The clatter of hooves on cobblestones has long been the soundtrack to a romanticised New York, a sepia-tinted postcard hawked to tourists with more dollars than sense. But yesterday, that quaint clip-clop was replaced by the shriek of tyres and the wet thud of tragedy. A 17-year-old girl is dead, her life cut short by what might be the city’s most stubborn anachronism: the horse-drawn carriage. The accident, on a rain-slicked street near Central Park, has once again dragged the buggy industry into the dock of public opinion, though one suspects the only verdict that matters is already writ in the ledger of history.
Let us be clear from the outset: the author has no brief against horses. They are magnificent beasts, albeit with a troubling tendency to deposit their opinions on public highways. The problem, as ever, lies with the humans who have tethered them to a dying dream. The carriage industry, with its lobbyists thicker than stable flies, insists it is part of New York’s ‘heritage.’ So was smallpox. So was Tammany Hall. Heritage is not a free pass to operate a moving death trap in the 21st century.
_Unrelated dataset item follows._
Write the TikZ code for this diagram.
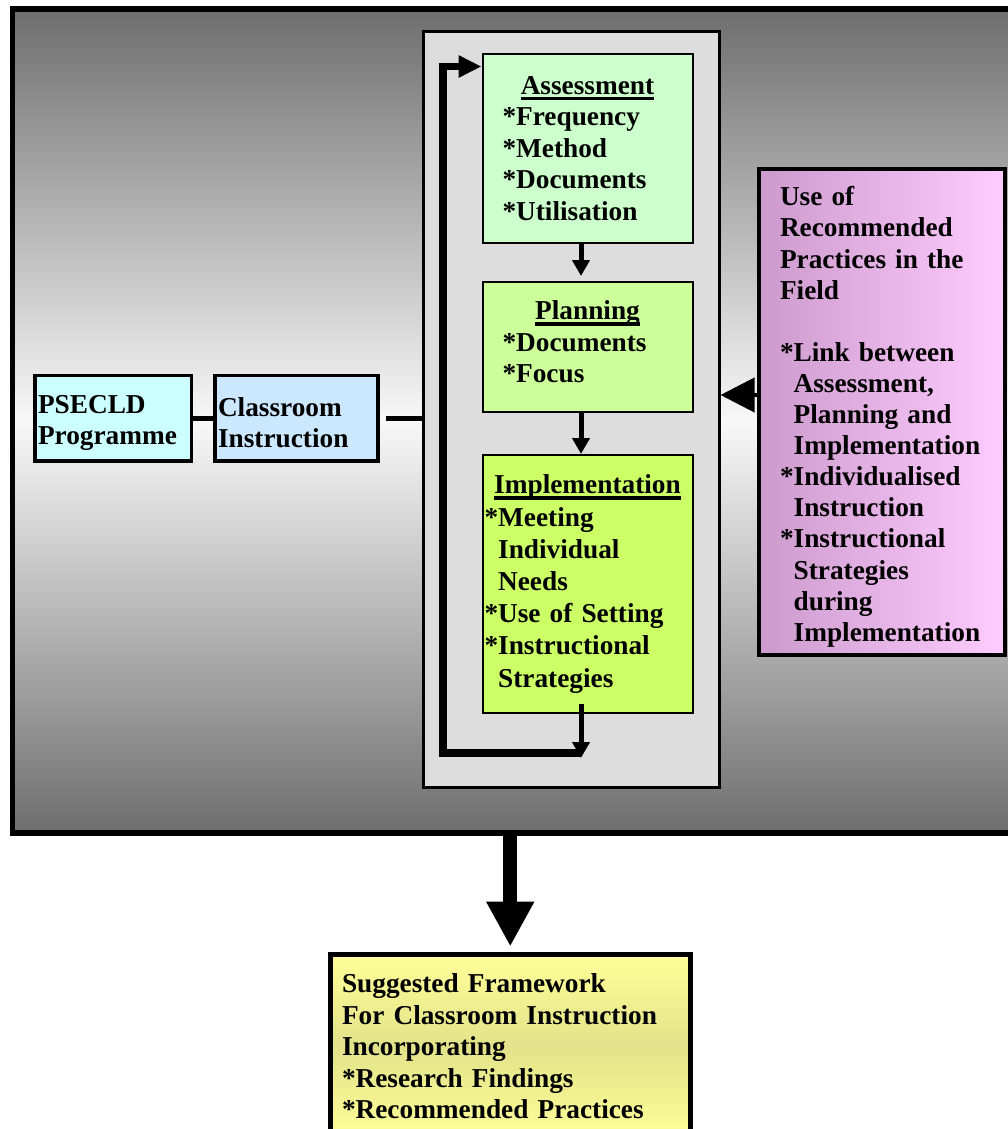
\documentclass[tikz,border=0pt]{standalone}
\usepackage{fontspec}
\setmainfont{Liberation Serif}
\usepackage{tikz}
\usetikzlibrary{arrows.meta,positioning,calc}

\definecolor{assessfill}{HTML}{CCFFCC}
\definecolor{planfill}{HTML}{CCFF99}
\definecolor{implfill}{HTML}{CCFF66}
\definecolor{progfill}{HTML}{CCFFFF}
\definecolor{classfill}{HTML}{CCE8FF}
\definecolor{cyclefill}{HTML}{DDDDDD}
\definecolor{pinkdark}{HTML}{CC9ACC}
\definecolor{pinklight}{HTML}{FFCCFF}
\definecolor{framedark}{HTML}{6E6E6E}
\definecolor{framelight}{HTML}{F8F8F8}
\definecolor{yellowlight}{HTML}{FFFF99}
\definecolor{yellowdark}{HTML}{E2E28A}

\newcommand{\ttl}[1]{\setbox0\hbox{#1}\rlap{\rule[-6pt]{\wd0}{3.5pt}}\box0}
\newcommand{\heading}[1]{\hfill\ttl{#1}\hfill\null}

\tikzset{
  every node/.style={font=\fontsize{27.3}{31.5}\selectfont\bfseries, text=black},
  framebox/.style={draw, line width=5.5pt, minimum width=1027.5pt, minimum height=824pt,
    top color=framedark, bottom color=framedark, middle color=framelight},
  cyclebox/.style={draw, line width=3pt, fill=cyclefill, minimum width=295.5pt, minimum height=756pt},
  stepbox/.style={draw, line width=2pt, align=left, text width=170pt, inner xsep=20pt,
    inner ysep=0pt, minimum width=210pt},
  startbox/.style={draw, line width=3.5pt, align=left, inner xsep=3pt, inner ysep=0pt,
    minimum height=85.5pt, text height=28pt},
  practicebox/.style={draw, line width=3.5pt, align=left, text width=204pt, inner xsep=21pt,
    inner ysep=0pt, text height=29pt, minimum width=246pt, minimum height=486pt,
    left color=pinkdark, right color=pinklight, font=\fontsize{27.3}{31.1}\selectfont\bfseries},
  finalbox/.style={draw, line width=5pt, align=left, text width=336.5pt, inner xsep=12pt,
    inner ysep=20pt, top color=yellowlight, bottom color=yellowlight, middle color=yellowdark},
  steparrow/.style={line width=5pt, -{Triangle[width=17pt,length=16pt]}},
  looparrow/.style={line width=7.5pt, line join=miter, -{Triangle[width=21pt,length=23pt]}},
  feedarrow/.style={line width=4pt, -{Triangle[width=34pt,length=34pt]}},
  bigarrow/.style={line width=14pt, -{Triangle[width=45pt,length=45pt]}},
  link/.style={line width=5pt}
}

\begin{document}
\begin{tikzpicture}[x=1pt,y=-1pt]
  \useasboundingbox (0,0) rectangle (1008,1129);

  \node[framebox] (frame) at (526.25,421) {};
  \node[cyclebox] (cycle) at (571.25,409.5) {};

  \node[stepbox, fill=assessfill, minimum height=188pt] (assess) at (587.5,148.5)
    {\heading{Assessment}\\{}*Frequency\\{}*Method\\{}*Documents\\{}*Utilisation};
  \node[stepbox, fill=planfill, minimum height=130pt, text depth=73pt] (plan) at (587.5,347)
    {\heading{Planning}\\{}*Documents\\{}*Focus};
  \node[stepbox, fill=implfill, minimum height=258pt, text width=206pt, inner xsep=2pt,
    font=\fontsize{27.3}{32.2}\selectfont\bfseries] (impl) at (587.5,584)
    {\heading{Implementation}\\{}*Meeting\\ \phantom{*}Individual\\ \phantom{*}Needs\\{}*Use of Setting\\{}*Instructional\\ \phantom{*}Strategies};

  \node[startbox, fill=progfill, text width=150.5pt] (prog) at (113.25,418.25) {PSECLD\\ Programme};
  \node[startbox, fill=classfill, text width=157pt] (classroom) at (296.5,418.25) {Classroom\\ Instruction};

  \node[practicebox] (practice) at (882,412)
    {Use of\\ Recommended\\ Practices in the\\ Field\\[31.1pt]
     *Link between\\ \phantom{*}Assessment,\\ \phantom{*}Planning and\\ \phantom{*}Implementation\\{}*Individualised\\ \phantom{*}Instruction\\{}*Instructional\\ \phantom{*}Strategies\\
     \phantom{*}during\\ \phantom{*}Implementation};

  \node[finalbox, anchor=north] (final) at (510.25,951.5)
    {Suggested Framework\\ For Classroom Instruction\\ Incorporating\\{}*Research Findings\\{}*Recommended Practices};

  \coordinate (turn) at (581,753);
  \coordinate (rail) at (443,66.5);

  \draw[link] (prog) -- (classroom);
  \draw[link, shorten <=6pt] (classroom) -- (classroom -| cycle.west);
  \draw[steparrow, shorten >=5pt] ([xshift=-6.5pt]assess.south) -- ([xshift=-6.5pt]plan.north);
  \draw[steparrow] ([xshift=-6.5pt]plan.south) -- ([xshift=-6.5pt]impl.north);
  \draw[looparrow] (turn) -| (rail) -- (rail -| assess.west);
  \draw[steparrow] ([xshift=-6.5pt,yshift=10pt]impl.south) -- ([xshift=-6.5pt,yshift=-44pt]impl.south);
  \draw[feedarrow] ([yshift=17pt]practice.west) -- ([yshift=17pt]practice.west -| cycle.east);
  \draw[bigarrow, shorten >=5pt] (frame.south -| final.north) -- (final.north);
\end{tikzpicture}
\end{document}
The details, as they trickle in, are as grim as they are predictable. The horse, spooked by a clatter of trash cans or perhaps the sheer absurdity of its existence, bolted. The carriage, a Victorian relic on rubber wheels, careened into a lamppost, then into the girl. She was pronounced dead at the scene. The driver, a man who had been ferrying tourists through a fantasy of ‘Old New York,’ now faces a reality of grief, lawsuits, and a public relations disaster that no amount of ‘oats and carrots’ sentiment can fix.
This is not an isolated incident. The history of horse-drawn carriages in Manhattan is a litany of tragedy: runaway horses, collisions, exhausted animals collapsing in the street. The American Society for the Prevention of Cruelty to Animals, improbably born to rescue horses, now finds itself in the uncomfortable position of defending an industry that routinely breaks its own rules. The horses work in all weather, breathing exhaust fumes, navigating traffic that would fluster a seasoned cabbie. They are not quaint. They are prisoners.
The debate, predictably, will now rage. The carriage lobby will point to jobs and tradition. The activists will point to the body count. The mayor, ever the tightrope walker, will offer condolences and commission a study. But studies do not resurrect teenagers. Studies do not unspook a terrified horse. The only humane solution is a ban, and yet this city, which prides itself on progress, clings to its horse-drawn circus with the desperation of a jilted lover.
In the meantime, the girl’s family has a funeral to plan. The horse has a stable to return to. And New York has a decision to make: does it want to be a global city, or a living museum staffed by sweating animals and desperate men? The answer, one fears, is already written in the blood on the asphalt. Let the clip-clop continue, then. But do not be surprised when the dream ends in a nightmare.
This correspondent, for one, will be taking the subway. It is less romantic, but it has never killed a teenager.